**What is being asked:** Starting at the top of the entries below, write out each line up to and including the one containing "debt_facilities = [1461, 1511, 1635, 1505]". Leave the pictures out.

**Exercise data:**
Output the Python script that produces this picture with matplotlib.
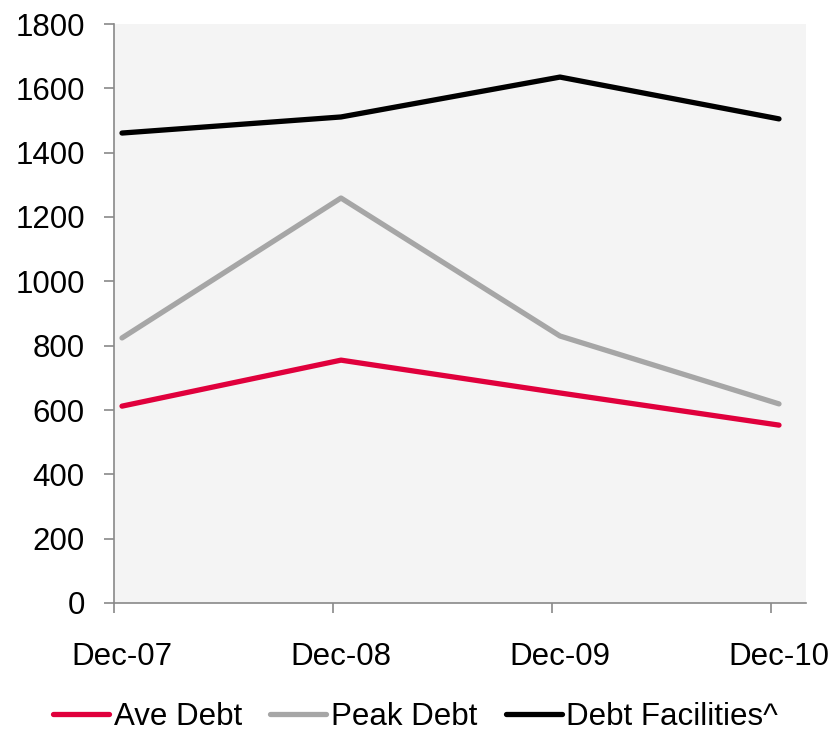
import numpy as np
import matplotlib.pyplot as plt

plt.rcParams['font.family'] = ['Liberation Sans', 'DejaVu Sans']

periods = ["Dec-07", "Dec-08", "Dec-09", "Dec-10"]
ave_debt = [612, 755, 653, 553]
peak_debt = [824, 1259, 830, 619]
debt_facilities = [1461, 1511, 1635, 1505]

W, H = 831, 735
fig = plt.figure(figsize=(W / 100, H / 100), dpi=100)
ax = fig.add_axes([114 / W, (H - 603) / H, 692 / W, 579 / H])
ax.set_facecolor("#F4F4F4")

x = np.arange(len(periods))
lw = 3.8
fs = 22.5
ax.plot(x, ave_debt, color="#E0003C", lw=lw, solid_capstyle="round", label="Ave Debt")
ax.plot(x, peak_debt, color="#A6A6A6", lw=lw, solid_capstyle="round", label="Peak Debt")
ax.plot(x, debt_facilities, color="#000000", lw=lw, solid_capstyle="round",
        label="Debt Facilities^")

off = 8 / 219
ax.set_xlim(-off, (806 - 122) / 219)
ax.set_ylim(0, 1800)
ax.set_yticks(range(0, 1801, 200))

# tick marks sit a little left of the points, labels sit under the points
ax.set_xticks(x - off)
ax.set_xticklabels([])
ax.set_xticks(x, minor=True)
ax.set_xticklabels(periods, minor=True)
ax.tick_params(axis="x", which="major", length=7, width=1.2, color="#898989")
ax.tick_params(axis="x", which="minor", length=0, pad=28, labelsize=fs)
ax.tick_params(axis="y", length=7, width=1.2, color="#898989", pad=14, labelsize=fs)

for s in ["top", "right"]:
    ax.spines[s].set_visible(False)
for s in ["left", "bottom"]:
    ax.spines[s].set_color("#898989")
    ax.spines[s].set_linewidth(1.2)

fig.legend(loc="center", bbox_to_anchor=(0.5, 1 - 717 / H), ncol=3, frameon=False,
           fontsize=fs, handlelength=1.8, handletextpad=0.15, columnspacing=0.9,
           borderpad=0.1)

fig.savefig("out.png", dpi=100)
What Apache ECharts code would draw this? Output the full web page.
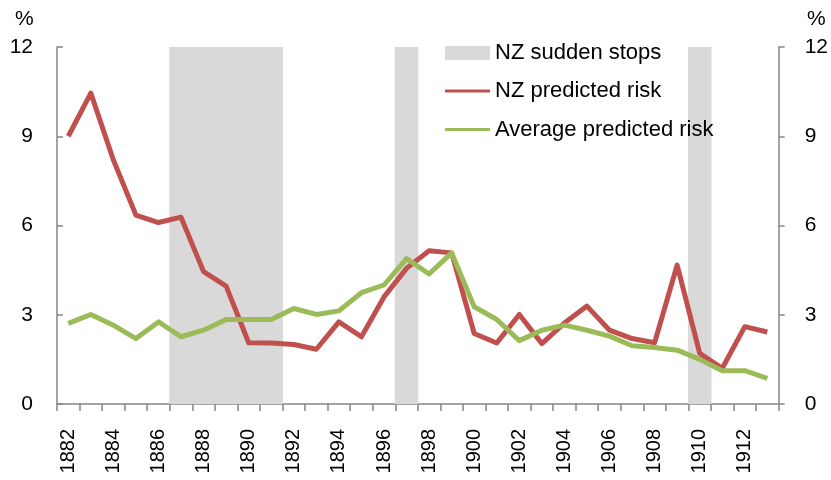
<!DOCTYPE html>
<html>
<head>
<meta charset="utf-8">
<script src="https://cdn.jsdelivr.net/npm/echarts@6/dist/echarts.min.js"></script>
<style>
html,body{margin:0;padding:0;background:#fff;}
#chart{width:831px;height:480px;}
</style>
</head>
<body>
<div id="chart"></div>
<script>
const years = ['1882','1883','1884','1885','1886','1887','1888','1889','1890','1891','1892','1893','1894','1895','1896','1897','1898','1899','1900','1901','1902','1903','1904','1905','1906','1907','1908','1909','1910','1911','1912','1913'];
const nzRisk = [9.0,10.45,8.2,6.35,6.1,6.28,4.45,3.96,2.06,2.05,2.0,1.84,2.76,2.26,3.6,4.56,5.15,5.08,2.37,2.05,3.01,2.03,2.72,3.29,2.48,2.2,2.06,4.67,1.7,1.2,2.6,2.42];
const avgRisk = [2.71,3.01,2.65,2.2,2.76,2.26,2.48,2.84,2.84,2.84,3.21,3.01,3.13,3.74,4.0,4.89,4.37,5.08,3.27,2.84,2.13,2.48,2.65,2.48,2.28,1.96,1.9,1.81,1.5,1.12,1.12,0.86];
const stopYears = ['1887','1888','1889','1890','1891','1897','1910'];
const stopHeight = 12;
const yTicks = [0,3,6,9,12];

const stopData = years.map(y => stopYears.includes(y) ? stopHeight : '-');
const axisGray = '#868686';
const font = 'Liberation Sans';
const legendText = {fontFamily:font, fontSize:22, color:'#000'};

const chart = echarts.init(document.getElementById('chart'), null, {renderer:'canvas'});
chart.setOption({
  animation:false,
  backgroundColor:'#fff',
  grid:{left:57,right:50,top:47,bottom:76,containLabel:false},
  legend:[
    {orient:'vertical', left:445, top:42, padding:0,
     itemWidth:45, itemHeight:14, textStyle:legendText,
     data:[{name:'NZ sudden stops', icon:'rect'}]},
    {orient:'vertical', left:445, top:80, padding:0,
     itemWidth:45, itemHeight:3, itemGap:16.5, textStyle:legendText,
     data:[{name:'NZ predicted risk', icon:'rect'},{name:'Average predicted risk', icon:'rect'}]}
  ],
  graphic:[
    {type:'text', left:15, top:9, style:{text:'%', fontFamily:font, fontSize:21, fill:'#000'}},
    {type:'text', left:807, top:9, style:{text:'%', fontFamily:font, fontSize:21, fill:'#000'}}
  ],
  xAxis:{
    type:'category', data:years, boundaryGap:true,
    axisLine:{lineStyle:{color:axisGray, width:1.5}},
    axisTick:{show:true, interval:0, length:7, lineStyle:{color:axisGray, width:1.5}},
    axisLabel:{interval:1, rotate:90, margin:25, fontFamily:font, fontSize:20, color:'#000'},
    splitLine:{show:false}
  },
  yAxis:[
    {type:'value', min:yTicks[0], max:yTicks[yTicks.length-1], interval:3, position:'left',
     axisLine:{show:true, lineStyle:{color:axisGray, width:1.5}},
     axisTick:{show:true, inside:true, length:6, lineStyle:{color:axisGray, width:1.5}},
     axisLabel:{margin:24, fontFamily:font, fontSize:21, color:'#000'},
     splitLine:{show:false}},
    {type:'value', min:yTicks[0], max:yTicks[yTicks.length-1], interval:3, position:'right',
     axisLine:{show:true, lineStyle:{color:axisGray, width:1.5}},
     axisTick:{show:true, inside:false, length:6, lineStyle:{color:axisGray, width:1.5}},
     axisLabel:{margin:26, fontFamily:font, fontSize:21, color:'#000'},
     splitLine:{show:false}}
  ],
  series:[
    {name:'NZ sudden stops', type:'bar', data:stopData, yAxisIndex:0,
     barWidth:23.6, barGap:'-100%',
     itemStyle:{color:'#D9D9D9'}, z:1, silent:true},
    {name:'NZ predicted risk', type:'line', data:nzRisk, yAxisIndex:0,
     symbol:'none', lineStyle:{color:'#C0504D', width:5, join:'round'}, itemStyle:{color:'#C0504D'}, z:3},
    {name:'Average predicted risk', type:'line', data:avgRisk, yAxisIndex:0,
     symbol:'none', lineStyle:{color:'#9BBB59', width:5, join:'round'}, itemStyle:{color:'#9BBB59'}, z:4}
  ]
});
</script>
</body>
</html>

**Solution to this task:**
Output the Python script that produces this picture with matplotlib.
import numpy as np
import matplotlib.pyplot as plt

plt.rcParams['font.family'] = ['Liberation Sans', 'DejaVu Sans']

periods = ["Dec-07", "Dec-08", "Dec-09", "Dec-10"]
ave_debt = [612, 755, 653, 553]
peak_debt = [824, 1259, 830, 619]
debt_facilities = [1461, 1511, 1635, 1505]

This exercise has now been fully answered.